Repeat every entry word for word, but leave the images out of your copy.

————————

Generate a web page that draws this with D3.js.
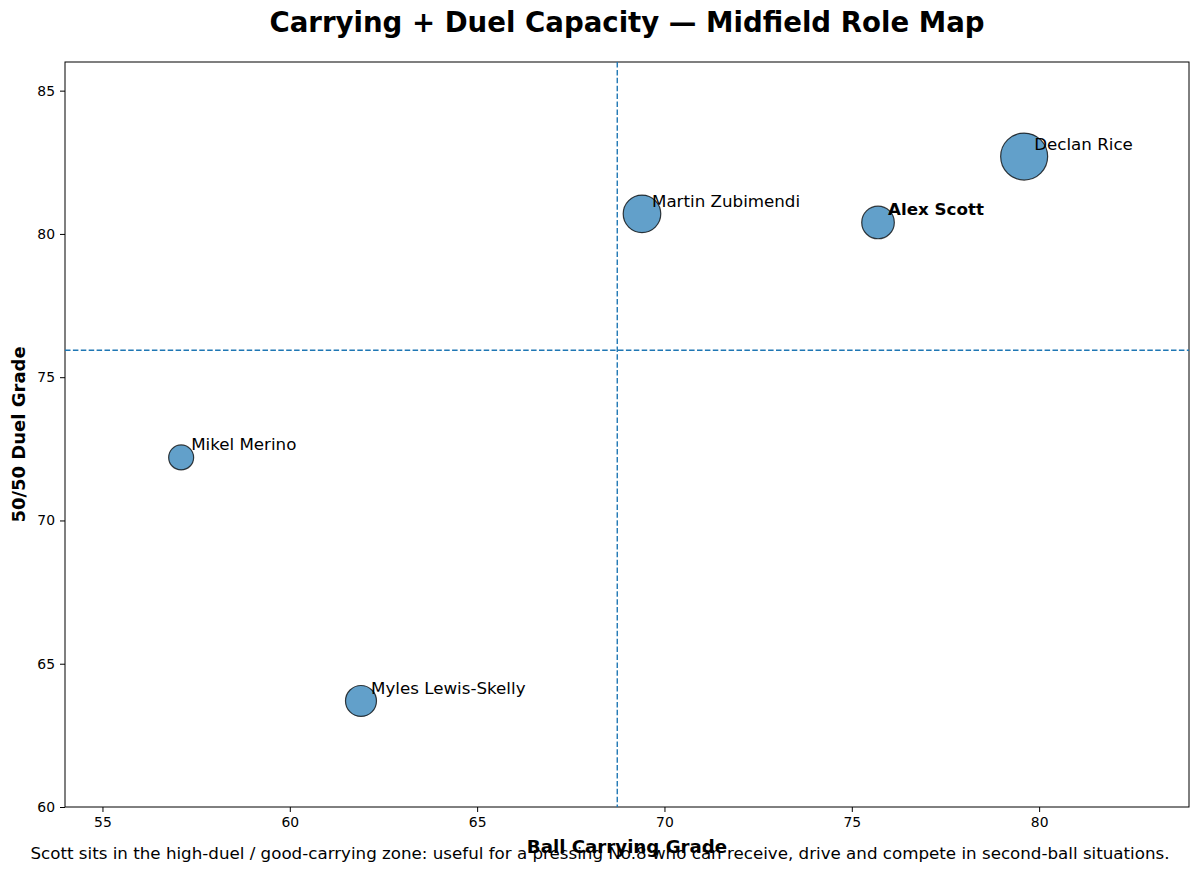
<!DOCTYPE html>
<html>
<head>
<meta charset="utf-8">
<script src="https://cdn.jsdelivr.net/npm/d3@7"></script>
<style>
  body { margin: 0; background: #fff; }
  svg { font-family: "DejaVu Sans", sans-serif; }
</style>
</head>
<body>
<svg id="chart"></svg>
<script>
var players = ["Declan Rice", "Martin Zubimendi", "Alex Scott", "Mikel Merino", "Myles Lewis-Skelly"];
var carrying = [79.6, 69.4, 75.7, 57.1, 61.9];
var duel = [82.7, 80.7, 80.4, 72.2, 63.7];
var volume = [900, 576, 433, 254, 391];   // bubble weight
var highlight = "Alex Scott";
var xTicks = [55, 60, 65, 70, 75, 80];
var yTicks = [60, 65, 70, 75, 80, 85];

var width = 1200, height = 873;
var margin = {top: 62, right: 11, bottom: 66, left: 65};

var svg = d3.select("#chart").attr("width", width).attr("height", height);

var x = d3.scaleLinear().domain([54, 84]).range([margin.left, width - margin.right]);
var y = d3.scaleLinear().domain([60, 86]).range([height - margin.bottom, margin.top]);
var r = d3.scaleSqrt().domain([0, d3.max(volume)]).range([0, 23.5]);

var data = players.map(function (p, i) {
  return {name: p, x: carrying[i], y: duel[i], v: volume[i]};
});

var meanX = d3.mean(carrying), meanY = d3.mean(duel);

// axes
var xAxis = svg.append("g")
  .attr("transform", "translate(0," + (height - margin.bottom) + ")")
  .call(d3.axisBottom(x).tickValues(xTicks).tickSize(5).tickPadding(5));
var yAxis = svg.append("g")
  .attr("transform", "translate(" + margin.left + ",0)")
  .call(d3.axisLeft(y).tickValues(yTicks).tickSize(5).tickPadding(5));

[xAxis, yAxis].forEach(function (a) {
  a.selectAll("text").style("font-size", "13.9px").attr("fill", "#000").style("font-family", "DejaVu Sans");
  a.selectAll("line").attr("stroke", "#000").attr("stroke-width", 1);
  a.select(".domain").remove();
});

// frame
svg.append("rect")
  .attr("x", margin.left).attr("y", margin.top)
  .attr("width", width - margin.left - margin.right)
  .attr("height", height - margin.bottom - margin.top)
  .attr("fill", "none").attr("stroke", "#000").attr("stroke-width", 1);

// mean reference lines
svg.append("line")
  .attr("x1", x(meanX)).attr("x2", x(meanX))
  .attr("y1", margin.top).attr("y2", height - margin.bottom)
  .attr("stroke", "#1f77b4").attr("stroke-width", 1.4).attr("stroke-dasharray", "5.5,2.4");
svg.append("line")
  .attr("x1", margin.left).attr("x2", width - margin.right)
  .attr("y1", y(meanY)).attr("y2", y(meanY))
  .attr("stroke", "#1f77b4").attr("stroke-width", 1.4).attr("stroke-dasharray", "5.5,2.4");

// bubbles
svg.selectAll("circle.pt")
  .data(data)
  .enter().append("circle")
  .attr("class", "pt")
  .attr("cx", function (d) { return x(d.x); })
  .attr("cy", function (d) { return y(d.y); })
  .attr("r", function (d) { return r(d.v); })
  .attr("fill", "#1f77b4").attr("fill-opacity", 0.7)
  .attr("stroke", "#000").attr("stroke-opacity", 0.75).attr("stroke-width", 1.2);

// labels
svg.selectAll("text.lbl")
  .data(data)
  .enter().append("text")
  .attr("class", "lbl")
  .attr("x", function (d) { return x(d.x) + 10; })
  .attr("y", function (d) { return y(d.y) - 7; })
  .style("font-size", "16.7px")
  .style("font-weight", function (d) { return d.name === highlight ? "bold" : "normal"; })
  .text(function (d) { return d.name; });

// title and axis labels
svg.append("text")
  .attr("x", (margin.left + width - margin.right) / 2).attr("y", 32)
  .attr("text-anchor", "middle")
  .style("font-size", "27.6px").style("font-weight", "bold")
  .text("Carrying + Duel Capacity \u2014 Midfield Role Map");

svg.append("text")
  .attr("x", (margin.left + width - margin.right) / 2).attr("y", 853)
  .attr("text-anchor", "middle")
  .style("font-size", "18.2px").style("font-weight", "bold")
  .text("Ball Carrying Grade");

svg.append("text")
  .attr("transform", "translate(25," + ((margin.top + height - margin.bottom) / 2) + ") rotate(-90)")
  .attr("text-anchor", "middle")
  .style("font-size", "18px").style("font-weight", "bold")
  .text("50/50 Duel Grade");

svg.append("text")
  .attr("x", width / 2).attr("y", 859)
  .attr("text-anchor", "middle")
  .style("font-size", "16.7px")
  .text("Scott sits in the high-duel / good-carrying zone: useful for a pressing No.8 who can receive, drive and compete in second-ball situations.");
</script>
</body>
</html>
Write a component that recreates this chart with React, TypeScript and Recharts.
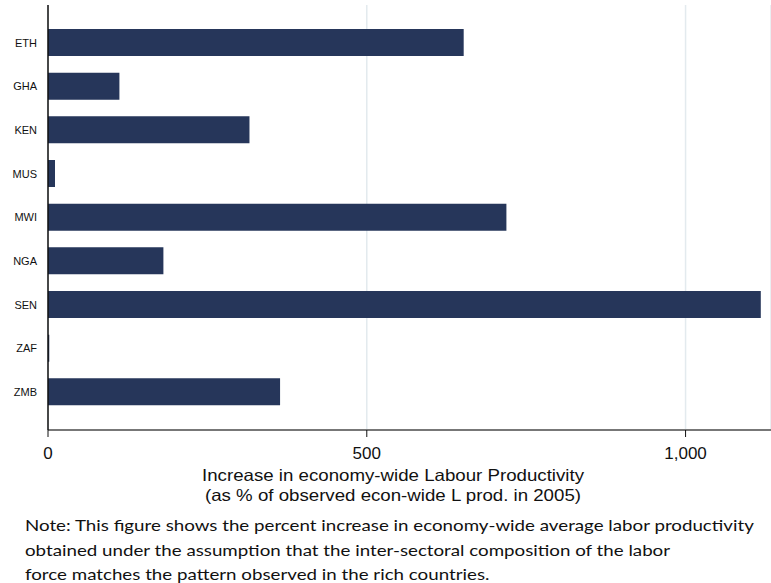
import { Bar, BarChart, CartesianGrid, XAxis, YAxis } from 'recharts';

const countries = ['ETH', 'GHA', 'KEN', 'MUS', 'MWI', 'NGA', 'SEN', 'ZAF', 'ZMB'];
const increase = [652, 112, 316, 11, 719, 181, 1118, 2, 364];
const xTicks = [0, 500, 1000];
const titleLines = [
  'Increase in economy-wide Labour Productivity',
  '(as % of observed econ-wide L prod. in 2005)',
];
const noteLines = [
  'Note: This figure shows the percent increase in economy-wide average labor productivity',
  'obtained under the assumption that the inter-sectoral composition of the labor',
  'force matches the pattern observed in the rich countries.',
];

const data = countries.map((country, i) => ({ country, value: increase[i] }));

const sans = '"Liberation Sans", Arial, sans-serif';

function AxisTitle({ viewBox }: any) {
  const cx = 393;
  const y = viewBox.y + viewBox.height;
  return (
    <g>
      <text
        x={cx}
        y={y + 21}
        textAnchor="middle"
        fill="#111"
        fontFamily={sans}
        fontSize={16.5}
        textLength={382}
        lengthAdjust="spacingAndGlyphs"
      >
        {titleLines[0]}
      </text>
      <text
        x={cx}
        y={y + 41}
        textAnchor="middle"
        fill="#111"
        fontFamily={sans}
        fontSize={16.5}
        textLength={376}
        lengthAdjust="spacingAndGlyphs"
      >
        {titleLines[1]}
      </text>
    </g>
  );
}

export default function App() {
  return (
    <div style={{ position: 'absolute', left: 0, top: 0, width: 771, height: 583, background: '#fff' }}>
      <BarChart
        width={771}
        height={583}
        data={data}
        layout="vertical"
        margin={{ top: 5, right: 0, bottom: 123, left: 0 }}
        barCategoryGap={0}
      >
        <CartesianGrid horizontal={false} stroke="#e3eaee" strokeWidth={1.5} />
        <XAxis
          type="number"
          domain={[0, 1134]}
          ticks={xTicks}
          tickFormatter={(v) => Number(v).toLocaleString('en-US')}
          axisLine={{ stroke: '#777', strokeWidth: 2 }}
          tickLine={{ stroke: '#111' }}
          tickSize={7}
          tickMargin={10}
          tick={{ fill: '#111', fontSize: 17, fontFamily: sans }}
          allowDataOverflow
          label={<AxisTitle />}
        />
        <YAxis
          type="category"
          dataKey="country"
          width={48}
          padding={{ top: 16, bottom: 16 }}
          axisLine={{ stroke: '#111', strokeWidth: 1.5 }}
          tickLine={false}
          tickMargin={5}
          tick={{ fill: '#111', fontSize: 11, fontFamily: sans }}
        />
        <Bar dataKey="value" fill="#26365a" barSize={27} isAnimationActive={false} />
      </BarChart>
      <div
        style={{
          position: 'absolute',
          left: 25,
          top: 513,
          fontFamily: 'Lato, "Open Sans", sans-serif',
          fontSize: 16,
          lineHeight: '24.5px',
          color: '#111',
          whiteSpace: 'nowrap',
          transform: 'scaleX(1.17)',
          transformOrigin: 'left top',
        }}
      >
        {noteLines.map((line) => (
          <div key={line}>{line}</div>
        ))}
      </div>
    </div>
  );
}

————————

- [Answer to the task]:
Generate a web page that draws this with D3.js.
<!DOCTYPE html>
<html>
<head>
<meta charset="utf-8">
<script src="https://cdn.jsdelivr.net/npm/d3@7"></script>
<style>
  body { margin: 0; background: #fff; }
  svg { font-family: "DejaVu Sans", sans-serif; }
</style>
</head>
<body>
<svg id="chart"></svg>
<script>
var players = ["Declan Rice", "Martin Zubimendi", "Alex Scott", "Mikel Merino", "Myles Lewis-Skelly"];
var carrying = [79.6, 69.4, 75.7, 57.1, 61.9];
var duel = [82.7, 80.7, 80.4, 72.2, 63.7];
var volume = [900, 576, 433, 254, 391];   // bubble weight
var highlight = "Alex Scott";
var xTicks = [55, 60, 65, 70, 75, 80];
var yTicks = [60, 65, 70, 75, 80, 85];

var width = 1200, height = 873;
var margin = {top: 62, right: 11, bottom: 66, left: 65};

var svg = d3.select("#chart").attr("width", width).attr("height", height);

var x = d3.scaleLinear().domain([54, 84]).range([margin.left, width - margin.right]);
var y = d3.scaleLinear().domain([60, 86]).range([height - margin.bottom, margin.top]);
var r = d3.scaleSqrt().domain([0, d3.max(volume)]).range([0, 23.5]);

var data = players.map(function (p, i) {
  return {name: p, x: carrying[i], y: duel[i], v: volume[i]};
});

var meanX = d3.mean(carrying), meanY = d3.mean(duel);

// axes
var xAxis = svg.append("g")
  .attr("transform", "translate(0," + (height - margin.bottom) + ")")
  .call(d3.axisBottom(x).tickValues(xTicks).tickSize(5).tickPadding(5));
var yAxis = svg.append("g")
  .attr("transform", "translate(" + margin.left + ",0)")
  .call(d3.axisLeft(y).tickValues(yTicks).tickSize(5).tickPadding(5));

[xAxis, yAxis].forEach(function (a) {
  a.selectAll("text").style("font-size", "13.9px").attr("fill", "#000").style("font-family", "DejaVu Sans");
  a.selectAll("line").attr("stroke", "#000").attr("stroke-width", 1);
  a.select(".domain").remove();
});

// frame
svg.append("rect")
  .attr("x", margin.left).attr("y", margin.top)
  .attr("width", width - margin.left - margin.right)
  .attr("height", height - margin.bottom - margin.top)
  .attr("fill", "none").attr("stroke", "#000").attr("stroke-width", 1);

// mean reference lines
svg.append("line")
  .attr("x1", x(meanX)).attr("x2", x(meanX))
  .attr("y1", margin.top).attr("y2", height - margin.bottom)
  .attr("stroke", "#1f77b4").attr("stroke-width", 1.4).attr("stroke-dasharray", "5.5,2.4");
svg.append("line")
  .attr("x1", margin.left).attr("x2", width - margin.right)
  .attr("y1", y(meanY)).attr("y2", y(meanY))
  .attr("stroke", "#1f77b4").attr("stroke-width", 1.4).attr("stroke-dasharray", "5.5,2.4");

// bubbles
svg.selectAll("circle.pt")
  .data(data)
  .enter().append("circle")
  .attr("class", "pt")
  .attr("cx", function (d) { return x(d.x); })
  .attr("cy", function (d) { return y(d.y); })
  .attr("r", function (d) { return r(d.v); })
  .attr("fill", "#1f77b4").attr("fill-opacity", 0.7)
  .attr("stroke", "#000").attr("stroke-opacity", 0.75).attr("stroke-width", 1.2);

// labels
svg.selectAll("text.lbl")
  .data(data)
  .enter().append("text")
  .attr("class", "lbl")
  .attr("x", function (d) { return x(d.x) + 10; })
  .attr("y", function (d) { return y(d.y) - 7; })
  .style("font-size", "16.7px")
  .style("font-weight", function (d) { return d.name === highlight ? "bold" : "normal"; })
  .text(function (d) { return d.name; });

// title and axis labels
svg.append("text")
  .attr("x", (margin.left + width - margin.right) / 2).attr("y", 32)
  .attr("text-anchor", "middle")
  .style("font-size", "27.6px").style("font-weight", "bold")
  .text("Carrying + Duel Capacity \u2014 Midfield Role Map");

svg.append("text")
  .attr("x", (margin.left + width - margin.right) / 2).attr("y", 853)
  .attr("text-anchor", "middle")
  .style("font-size", "18.2px").style("font-weight", "bold")
  .text("Ball Carrying Grade");

svg.append("text")
  .attr("transform", "translate(25," + ((margin.top + height - margin.bottom) / 2) + ") rotate(-90)")
  .attr("text-anchor", "middle")
  .style("font-size", "18px").style("font-weight", "bold")
  .text("50/50 Duel Grade");

svg.append("text")
  .attr("x", width / 2).attr("y", 859)
  .attr("text-anchor", "middle")
  .style("font-size", "16.7px")
  .text("Scott sits in the high-duel / good-carrying zone: useful for a pressing No.8 who can receive, drive and compete in second-ball situations.");
</script>
</body>
</html>
Write a component that recreates this chart with React, TypeScript and Recharts.
import { Bar, BarChart, CartesianGrid, XAxis, YAxis } from 'recharts';

const countries = ['ETH', 'GHA', 'KEN', 'MUS', 'MWI', 'NGA', 'SEN', 'ZAF', 'ZMB'];
const increase = [652, 112, 316, 11, 719, 181, 1118, 2, 364];
const xTicks = [0, 500, 1000];
const titleLines = [
  'Increase in economy-wide Labour Productivity',
  '(as % of observed econ-wide L prod. in 2005)',
];
const noteLines = [
  'Note: This figure shows the percent increase in economy-wide average labor productivity',
  'obtained under the assumption that the inter-sectoral composition of the labor',
  'force matches the pattern observed in the rich countries.',
];

const data = countries.map((country, i) => ({ country, value: increase[i] }));

const sans = '"Liberation Sans", Arial, sans-serif';

function AxisTitle({ viewBox }: any) {
  const cx = 393;
  const y = viewBox.y + viewBox.height;
  return (
    <g>
      <text
        x={cx}
        y={y + 21}
        textAnchor="middle"
        fill="#111"
        fontFamily={sans}
        fontSize={16.5}
        textLength={382}
        lengthAdjust="spacingAndGlyphs"
      >
        {titleLines[0]}
      </text>
      <text
        x={cx}
        y={y + 41}
        textAnchor="middle"
        fill="#111"
        fontFamily={sans}
        fontSize={16.5}
        textLength={376}
        lengthAdjust="spacingAndGlyphs"
      >
        {titleLines[1]}
      </text>
    </g>
  );
}

export default function App() {
  return (
    <div style={{ position: 'absolute', left: 0, top: 0, width: 771, height: 583, background: '#fff' }}>
      <BarChart
        width={771}
        height={583}
        data={data}
        layout="vertical"
        margin={{ top: 5, right: 0, bottom: 123, left: 0 }}
        barCategoryGap={0}
      >
        <CartesianGrid horizontal={false} stroke="#e3eaee" strokeWidth={1.5} />
        <XAxis
          type="number"
          domain={[0, 1134]}
          ticks={xTicks}
          tickFormatter={(v) => Number(v).toLocaleString('en-US')}
          axisLine={{ stroke: '#777', strokeWidth: 2 }}
          tickLine={{ stroke: '#111' }}
          tickSize={7}
          tickMargin={10}
          tick={{ fill: '#111', fontSize: 17, fontFamily: sans }}
          allowDataOverflow
          label={<AxisTitle />}
        />
        <YAxis
          type="category"
          dataKey="country"
          width={48}
          padding={{ top: 16, bottom: 16 }}
          axisLine={{ stroke: '#111', strokeWidth: 1.5 }}
          tickLine={false}
          tickMargin={5}
          tick={{ fill: '#111', fontSize: 11, fontFamily: sans }}
        />
        <Bar dataKey="value" fill="#26365a" barSize={27} isAnimationActive={false} />
      </BarChart>
      <div
        style={{
          position: 'absolute',
          left: 25,
          top: 513,
          fontFamily: 'Lato, "Open Sans", sans-serif',
          fontSize: 16,
          lineHeight: '24.5px',
          color: '#111',
          whiteSpace: 'nowrap',
          transform: 'scaleX(1.17)',
          transformOrigin: 'left top',
        }}
      >
        {noteLines.map((line) => (
          <div key={line}>{line}</div>
        ))}
      </div>
    </div>
  );
}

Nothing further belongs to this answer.